Primitive algebraic points on curves (Q6554731)

Let \(C\) be a curve defined over \(\mathbb{Q}\), and \(\overline{\mathbb{Q}}\) an algebraic closure of \(\mathbb{Q}\). We say that a point \(P\in C(\overline{\mathbb{Q}})\) is \textit{primitive}, if the only subfields of \(\mathbb{Q}(P)\) are \(\mathbb{Q}\) and \(\mathbb{Q}(P)\). Also, if \([\mathbb{Q}(P):\mathbb{Q}]= d\), then we say that \(P\) has degree \(d\). We say that the curve a curve \(C\) defined over a field \(K\) has \(K\)-gonality \(m\), if \(m\) is the least degree of a non-constant morphism \(\pi : C \rightarrow \mathbb{P}^1\) defined over \(K\).
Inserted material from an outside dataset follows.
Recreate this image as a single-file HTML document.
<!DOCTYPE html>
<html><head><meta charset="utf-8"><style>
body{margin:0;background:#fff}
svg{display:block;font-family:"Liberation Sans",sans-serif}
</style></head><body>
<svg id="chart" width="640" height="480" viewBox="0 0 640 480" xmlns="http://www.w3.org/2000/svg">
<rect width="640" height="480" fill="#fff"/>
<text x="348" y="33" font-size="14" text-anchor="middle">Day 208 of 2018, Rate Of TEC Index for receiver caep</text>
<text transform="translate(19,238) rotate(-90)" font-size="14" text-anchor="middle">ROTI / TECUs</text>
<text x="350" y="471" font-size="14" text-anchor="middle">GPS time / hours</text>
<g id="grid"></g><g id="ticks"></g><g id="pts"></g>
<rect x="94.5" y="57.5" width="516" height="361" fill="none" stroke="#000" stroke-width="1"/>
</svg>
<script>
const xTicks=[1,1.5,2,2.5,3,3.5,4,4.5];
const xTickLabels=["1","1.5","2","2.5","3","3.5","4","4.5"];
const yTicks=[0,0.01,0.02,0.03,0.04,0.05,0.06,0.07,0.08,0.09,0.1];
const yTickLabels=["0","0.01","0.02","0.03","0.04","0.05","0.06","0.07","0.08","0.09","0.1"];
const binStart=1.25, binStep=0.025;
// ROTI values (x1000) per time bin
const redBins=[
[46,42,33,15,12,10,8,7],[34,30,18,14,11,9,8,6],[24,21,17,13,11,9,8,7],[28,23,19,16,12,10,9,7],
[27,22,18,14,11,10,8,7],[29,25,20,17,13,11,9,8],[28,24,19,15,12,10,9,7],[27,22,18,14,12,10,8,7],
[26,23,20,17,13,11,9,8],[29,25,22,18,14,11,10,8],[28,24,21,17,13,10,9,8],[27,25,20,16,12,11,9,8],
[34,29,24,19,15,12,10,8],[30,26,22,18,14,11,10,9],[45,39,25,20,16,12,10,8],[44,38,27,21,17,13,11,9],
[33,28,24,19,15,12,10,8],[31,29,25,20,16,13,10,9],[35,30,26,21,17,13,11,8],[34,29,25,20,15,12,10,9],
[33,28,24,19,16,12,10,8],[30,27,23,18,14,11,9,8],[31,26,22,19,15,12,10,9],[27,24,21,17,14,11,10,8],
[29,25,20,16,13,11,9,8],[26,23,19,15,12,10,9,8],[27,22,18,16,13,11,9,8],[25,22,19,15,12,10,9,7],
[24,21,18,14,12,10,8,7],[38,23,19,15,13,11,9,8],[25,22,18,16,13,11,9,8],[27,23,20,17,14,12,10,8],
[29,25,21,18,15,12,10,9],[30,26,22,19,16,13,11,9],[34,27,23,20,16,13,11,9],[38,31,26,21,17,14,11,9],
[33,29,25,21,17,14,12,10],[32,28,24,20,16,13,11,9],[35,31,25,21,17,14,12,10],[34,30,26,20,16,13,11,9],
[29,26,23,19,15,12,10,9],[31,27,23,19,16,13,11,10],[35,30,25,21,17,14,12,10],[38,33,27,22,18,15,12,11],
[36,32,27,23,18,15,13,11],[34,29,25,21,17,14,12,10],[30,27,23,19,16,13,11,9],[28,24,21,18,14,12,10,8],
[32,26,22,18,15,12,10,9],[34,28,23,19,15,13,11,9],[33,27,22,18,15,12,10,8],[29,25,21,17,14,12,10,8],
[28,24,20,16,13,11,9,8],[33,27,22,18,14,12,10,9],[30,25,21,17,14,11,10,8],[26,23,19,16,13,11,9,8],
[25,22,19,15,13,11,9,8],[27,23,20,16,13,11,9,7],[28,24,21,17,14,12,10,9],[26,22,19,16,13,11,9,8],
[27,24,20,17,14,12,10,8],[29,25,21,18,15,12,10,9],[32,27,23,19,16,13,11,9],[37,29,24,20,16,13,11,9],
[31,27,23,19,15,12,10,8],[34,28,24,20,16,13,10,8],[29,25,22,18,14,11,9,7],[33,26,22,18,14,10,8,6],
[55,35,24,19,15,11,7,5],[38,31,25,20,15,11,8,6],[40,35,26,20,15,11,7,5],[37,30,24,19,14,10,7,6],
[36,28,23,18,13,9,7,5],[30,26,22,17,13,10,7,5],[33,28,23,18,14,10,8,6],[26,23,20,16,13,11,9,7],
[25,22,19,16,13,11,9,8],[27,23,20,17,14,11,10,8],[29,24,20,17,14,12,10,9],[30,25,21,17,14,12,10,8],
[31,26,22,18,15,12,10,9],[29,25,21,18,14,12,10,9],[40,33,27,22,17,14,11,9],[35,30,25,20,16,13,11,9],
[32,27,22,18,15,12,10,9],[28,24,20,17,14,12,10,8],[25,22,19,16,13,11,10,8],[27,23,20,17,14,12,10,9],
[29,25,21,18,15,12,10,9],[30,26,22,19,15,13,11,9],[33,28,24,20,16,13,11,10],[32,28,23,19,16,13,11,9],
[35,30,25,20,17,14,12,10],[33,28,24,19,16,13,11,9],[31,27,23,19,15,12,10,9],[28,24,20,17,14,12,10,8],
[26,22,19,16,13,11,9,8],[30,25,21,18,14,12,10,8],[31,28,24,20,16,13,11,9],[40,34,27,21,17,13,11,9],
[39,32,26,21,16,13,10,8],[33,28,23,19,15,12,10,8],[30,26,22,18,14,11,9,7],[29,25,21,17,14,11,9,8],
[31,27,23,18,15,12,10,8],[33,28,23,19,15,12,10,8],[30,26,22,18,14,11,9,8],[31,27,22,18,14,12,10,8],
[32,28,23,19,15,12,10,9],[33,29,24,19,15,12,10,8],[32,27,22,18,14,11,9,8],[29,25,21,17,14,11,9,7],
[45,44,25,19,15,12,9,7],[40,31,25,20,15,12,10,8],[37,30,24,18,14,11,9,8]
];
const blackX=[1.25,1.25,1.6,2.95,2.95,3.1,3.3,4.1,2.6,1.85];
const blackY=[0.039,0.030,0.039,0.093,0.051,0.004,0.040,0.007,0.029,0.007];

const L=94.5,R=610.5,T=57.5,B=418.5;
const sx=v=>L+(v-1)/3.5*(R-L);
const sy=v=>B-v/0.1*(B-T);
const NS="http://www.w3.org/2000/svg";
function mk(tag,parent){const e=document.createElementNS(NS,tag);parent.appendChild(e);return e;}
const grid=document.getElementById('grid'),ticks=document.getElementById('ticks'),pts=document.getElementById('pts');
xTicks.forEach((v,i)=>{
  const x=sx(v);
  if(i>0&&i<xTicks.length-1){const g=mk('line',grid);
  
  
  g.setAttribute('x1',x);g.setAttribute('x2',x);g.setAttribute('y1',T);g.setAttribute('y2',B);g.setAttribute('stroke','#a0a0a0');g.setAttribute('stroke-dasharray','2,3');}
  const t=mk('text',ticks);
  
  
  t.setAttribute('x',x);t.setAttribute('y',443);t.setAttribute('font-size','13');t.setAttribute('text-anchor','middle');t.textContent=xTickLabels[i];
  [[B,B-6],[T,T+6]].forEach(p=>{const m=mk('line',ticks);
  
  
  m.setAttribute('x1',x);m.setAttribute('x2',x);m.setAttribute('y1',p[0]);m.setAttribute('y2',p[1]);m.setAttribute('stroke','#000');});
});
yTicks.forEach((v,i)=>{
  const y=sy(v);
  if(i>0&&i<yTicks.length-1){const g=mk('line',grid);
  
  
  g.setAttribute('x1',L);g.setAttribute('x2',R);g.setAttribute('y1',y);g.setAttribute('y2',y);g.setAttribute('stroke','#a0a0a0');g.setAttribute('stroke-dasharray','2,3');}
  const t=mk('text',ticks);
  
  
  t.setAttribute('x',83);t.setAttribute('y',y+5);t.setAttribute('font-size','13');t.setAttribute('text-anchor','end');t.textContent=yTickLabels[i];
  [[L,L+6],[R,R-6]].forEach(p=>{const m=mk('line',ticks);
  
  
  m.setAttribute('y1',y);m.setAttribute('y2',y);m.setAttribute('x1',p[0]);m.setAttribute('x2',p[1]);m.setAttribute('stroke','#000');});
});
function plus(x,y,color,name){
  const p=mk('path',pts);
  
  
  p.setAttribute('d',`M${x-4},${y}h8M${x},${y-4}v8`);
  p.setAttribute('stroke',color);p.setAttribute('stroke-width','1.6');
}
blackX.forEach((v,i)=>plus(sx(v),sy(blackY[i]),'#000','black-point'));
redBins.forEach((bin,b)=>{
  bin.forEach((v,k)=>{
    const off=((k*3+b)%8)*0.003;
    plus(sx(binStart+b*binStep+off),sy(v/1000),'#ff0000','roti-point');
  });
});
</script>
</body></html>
In this paper, several sets of sufficient conditions for a curve \(C\) to have finitely many primitive points of a given degree \(d\) are given. A such result is the following: Let \(C\) be a curve defined over \(\mathbb{Q}\) with genus \(g\) and \(\mathbb{Q}\)-gonality \(m \geq 2\), and \(J\) its Jacobian. Let \(d \geq 2\) be an integer satisfying \(d\neq m\) and \(d <1+g/(m-1)\). Suppose either \(J(\mathbb{Q})\) is finite or \(d \leq g - 1\), and \(A(\mathbb{Q})\) is finite for every abelian subvariety \(A\) over \(\mathbb{Q}\) of \(J\) of dimension \(\leq d/2\). Then \(C\) has finitely many primitive degree \(d\) points. Moreover, if \(\gcd(d, m) = 1\) or \(d\) is prime then \(C\) has finitely many degree \(d\) points.